The only question that remains is whether the removal of agp from the kernel is detrimental to using this hardware from 2008 or not. This is a bit of a trick question. :)


Cheers,
Franco

So I was halfway smashed on my initial post here and I am definitely toasty now, but I can say that a clean install of opnsense 24.7.0 and a console upgrade to 24.7.2 on my R720XD completely virtualized (KVM/QEMU) did not produce a pagefault. That hardware is from 2012 with no PCI to speak of AFAIK.  Hope this is of some use. I can do more testing if need be if I'm not too hungover tomorrow.

Quote from: franco on August 24, 2024, 04:36:19 AM
"And so it is, just like you said it should be"

https://github.com/opnsense/tools/commit/97f9f368b58

If anyone misses agp they can still kldload at their own peril?

Indeed looks like a good prevention so I suggested that to XigmaNAS folks as well. If the broken code is not there, it cannot be triggered.  8)

August 24, 2024, 09:41:33 AM #58 Last Edit: August 24, 2024, 09:43:54 AM by franco
@flyboy463 sorry to have come across this way here. All input is appreciated. It's a hardware specific issue that just happens to be triggered now with ZFS/zpool-import use due to a environment variable use. You can probably crash the affected hardware on FreeBSD 14.1 with something as simple as

# echo > /dev/agpgart

If anyone dares to try be my guest.

The question still remains if there is some use for the agp kernel module here WRT graphics support / VGA console. If that is the case disabling it by default may have other repercussions for users of the hardware.
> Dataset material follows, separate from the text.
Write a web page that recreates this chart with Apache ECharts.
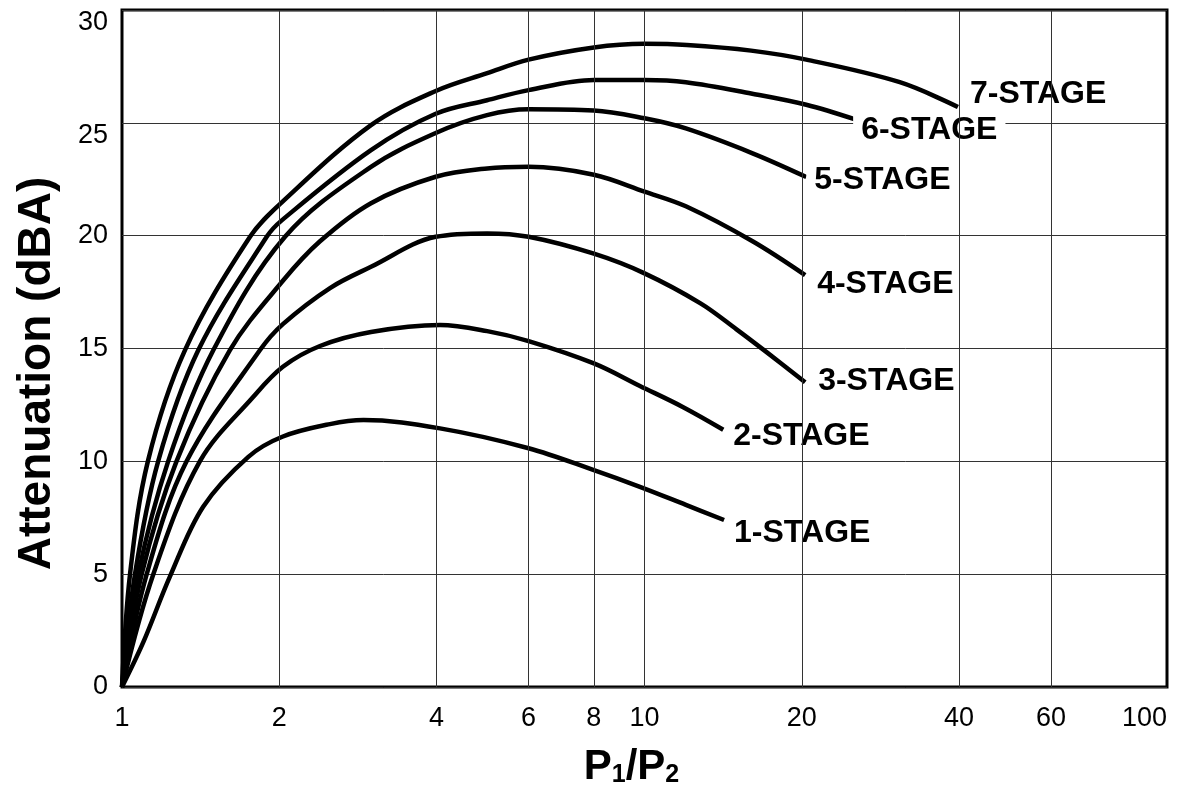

An alternative would be to avoid presenting the device node /dev/agpgart or fix the actual panic as suggested earlier.

I'm still positive that we should do something other than removing the environment variable for 24.7.3 since the scope of this is very narrow and mitigated by using UFS as far as I can tell.


Cheers,
Franco

August 24, 2024, 11:11:53 AM #59 Last Edit: August 24, 2024, 11:26:55 AM by doktornotor
Franco, are these hints still applicable?

https://bugs.freebsd.org/bugzilla/show_bug.cgi?id=187015

If removing the driver altogether is a real issue (not convinced at all), this could mitigate the device creation, seems to me? Also, people affected here could add that from the boot prompt to see if it helps?